SOURCE MATERIAL:

## Start

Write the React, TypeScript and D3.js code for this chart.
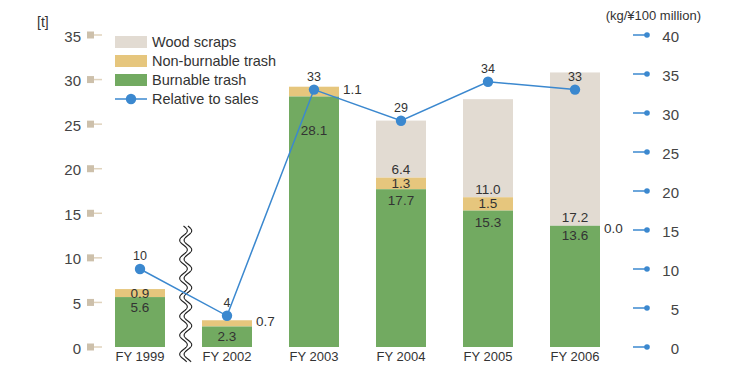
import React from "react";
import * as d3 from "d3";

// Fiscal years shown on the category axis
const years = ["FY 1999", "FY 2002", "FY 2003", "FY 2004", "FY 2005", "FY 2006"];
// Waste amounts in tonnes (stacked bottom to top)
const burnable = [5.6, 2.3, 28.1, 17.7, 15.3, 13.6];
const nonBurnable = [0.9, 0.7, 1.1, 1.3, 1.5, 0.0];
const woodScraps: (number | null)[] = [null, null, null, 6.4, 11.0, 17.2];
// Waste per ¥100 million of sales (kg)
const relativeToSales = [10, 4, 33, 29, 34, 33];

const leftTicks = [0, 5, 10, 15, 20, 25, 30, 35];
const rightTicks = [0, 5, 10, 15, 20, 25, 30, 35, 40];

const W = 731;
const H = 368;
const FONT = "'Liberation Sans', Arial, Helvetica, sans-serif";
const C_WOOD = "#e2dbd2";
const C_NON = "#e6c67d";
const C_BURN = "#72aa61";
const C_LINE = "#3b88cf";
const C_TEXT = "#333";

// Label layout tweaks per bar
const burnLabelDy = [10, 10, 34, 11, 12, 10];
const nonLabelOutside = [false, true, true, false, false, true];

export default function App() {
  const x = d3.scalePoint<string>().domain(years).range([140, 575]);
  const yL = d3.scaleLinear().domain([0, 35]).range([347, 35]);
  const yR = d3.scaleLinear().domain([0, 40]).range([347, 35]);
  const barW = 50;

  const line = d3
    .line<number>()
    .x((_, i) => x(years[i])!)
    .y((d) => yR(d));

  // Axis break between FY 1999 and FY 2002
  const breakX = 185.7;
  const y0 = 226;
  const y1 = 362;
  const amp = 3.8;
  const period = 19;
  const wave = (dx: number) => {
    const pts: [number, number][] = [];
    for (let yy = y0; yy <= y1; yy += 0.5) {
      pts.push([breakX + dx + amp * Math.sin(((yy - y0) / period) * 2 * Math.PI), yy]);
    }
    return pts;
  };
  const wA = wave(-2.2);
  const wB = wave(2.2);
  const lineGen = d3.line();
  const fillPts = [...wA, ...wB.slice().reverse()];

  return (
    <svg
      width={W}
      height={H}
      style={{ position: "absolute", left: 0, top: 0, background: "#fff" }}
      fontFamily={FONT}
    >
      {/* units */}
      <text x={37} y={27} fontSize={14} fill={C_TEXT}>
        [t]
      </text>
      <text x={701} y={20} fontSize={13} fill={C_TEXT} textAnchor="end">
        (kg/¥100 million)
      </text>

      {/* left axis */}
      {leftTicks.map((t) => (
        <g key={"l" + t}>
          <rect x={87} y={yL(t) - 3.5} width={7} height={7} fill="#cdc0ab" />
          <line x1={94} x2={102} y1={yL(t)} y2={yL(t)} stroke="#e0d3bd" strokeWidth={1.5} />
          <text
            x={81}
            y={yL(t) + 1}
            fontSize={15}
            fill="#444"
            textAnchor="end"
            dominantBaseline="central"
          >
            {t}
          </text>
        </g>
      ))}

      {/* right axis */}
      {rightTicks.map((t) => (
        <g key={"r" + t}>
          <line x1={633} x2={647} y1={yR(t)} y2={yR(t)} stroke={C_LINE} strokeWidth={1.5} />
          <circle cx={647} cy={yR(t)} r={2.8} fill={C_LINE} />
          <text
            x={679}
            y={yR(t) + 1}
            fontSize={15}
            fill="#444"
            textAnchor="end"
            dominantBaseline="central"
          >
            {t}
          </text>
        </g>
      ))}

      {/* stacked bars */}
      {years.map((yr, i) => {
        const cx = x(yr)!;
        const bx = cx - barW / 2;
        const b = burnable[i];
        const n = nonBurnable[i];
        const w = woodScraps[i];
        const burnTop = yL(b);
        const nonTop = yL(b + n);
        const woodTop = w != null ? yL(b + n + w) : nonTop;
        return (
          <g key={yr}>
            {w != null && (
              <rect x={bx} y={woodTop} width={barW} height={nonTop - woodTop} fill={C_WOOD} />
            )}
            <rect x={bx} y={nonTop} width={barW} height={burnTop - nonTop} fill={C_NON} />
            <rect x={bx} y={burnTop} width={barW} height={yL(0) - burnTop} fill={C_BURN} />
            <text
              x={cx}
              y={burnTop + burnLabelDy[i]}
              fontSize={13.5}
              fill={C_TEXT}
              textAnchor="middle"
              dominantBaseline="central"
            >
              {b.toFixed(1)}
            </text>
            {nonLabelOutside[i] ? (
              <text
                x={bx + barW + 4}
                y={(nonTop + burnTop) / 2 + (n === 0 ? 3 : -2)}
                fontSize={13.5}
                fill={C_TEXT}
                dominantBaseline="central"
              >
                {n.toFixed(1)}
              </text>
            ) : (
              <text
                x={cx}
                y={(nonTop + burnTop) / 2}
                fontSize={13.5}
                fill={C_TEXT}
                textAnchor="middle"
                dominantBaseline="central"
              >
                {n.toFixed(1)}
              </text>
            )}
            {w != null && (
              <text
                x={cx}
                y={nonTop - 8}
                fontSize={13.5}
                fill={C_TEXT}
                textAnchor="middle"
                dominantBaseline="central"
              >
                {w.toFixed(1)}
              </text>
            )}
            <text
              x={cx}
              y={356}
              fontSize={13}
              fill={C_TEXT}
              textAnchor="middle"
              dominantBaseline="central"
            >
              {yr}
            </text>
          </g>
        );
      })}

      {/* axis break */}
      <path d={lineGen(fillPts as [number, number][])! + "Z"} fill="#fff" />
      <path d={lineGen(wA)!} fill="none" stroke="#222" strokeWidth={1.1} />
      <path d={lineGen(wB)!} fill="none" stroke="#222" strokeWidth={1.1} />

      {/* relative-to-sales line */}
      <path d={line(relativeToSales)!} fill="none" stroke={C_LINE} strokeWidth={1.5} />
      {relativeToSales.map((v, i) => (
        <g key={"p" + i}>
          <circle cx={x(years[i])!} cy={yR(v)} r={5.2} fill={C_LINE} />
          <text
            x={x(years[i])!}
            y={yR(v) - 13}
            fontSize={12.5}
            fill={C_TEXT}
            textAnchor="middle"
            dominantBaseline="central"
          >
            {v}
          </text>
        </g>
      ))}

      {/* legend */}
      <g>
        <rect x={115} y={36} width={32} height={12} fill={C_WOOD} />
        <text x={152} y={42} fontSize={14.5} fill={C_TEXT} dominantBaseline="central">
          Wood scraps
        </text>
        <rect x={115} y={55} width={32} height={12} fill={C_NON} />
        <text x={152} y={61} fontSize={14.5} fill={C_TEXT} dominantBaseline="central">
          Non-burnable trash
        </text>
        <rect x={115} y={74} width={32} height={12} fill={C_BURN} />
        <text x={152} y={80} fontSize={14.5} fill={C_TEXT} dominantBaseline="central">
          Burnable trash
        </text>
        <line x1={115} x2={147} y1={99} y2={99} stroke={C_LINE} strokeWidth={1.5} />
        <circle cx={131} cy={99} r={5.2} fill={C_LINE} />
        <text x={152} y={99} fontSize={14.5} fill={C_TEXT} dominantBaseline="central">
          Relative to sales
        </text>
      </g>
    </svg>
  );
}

## End

TASK DETAILS: From the first line of the listing above, repeat every line through the one holding "import * as". Both ends count, and pictures stay out.

OUTPUT FOR THIS TASK:
Write the React, TypeScript and D3.js code for this chart.
import React from "react";
import * as d3 from "d3";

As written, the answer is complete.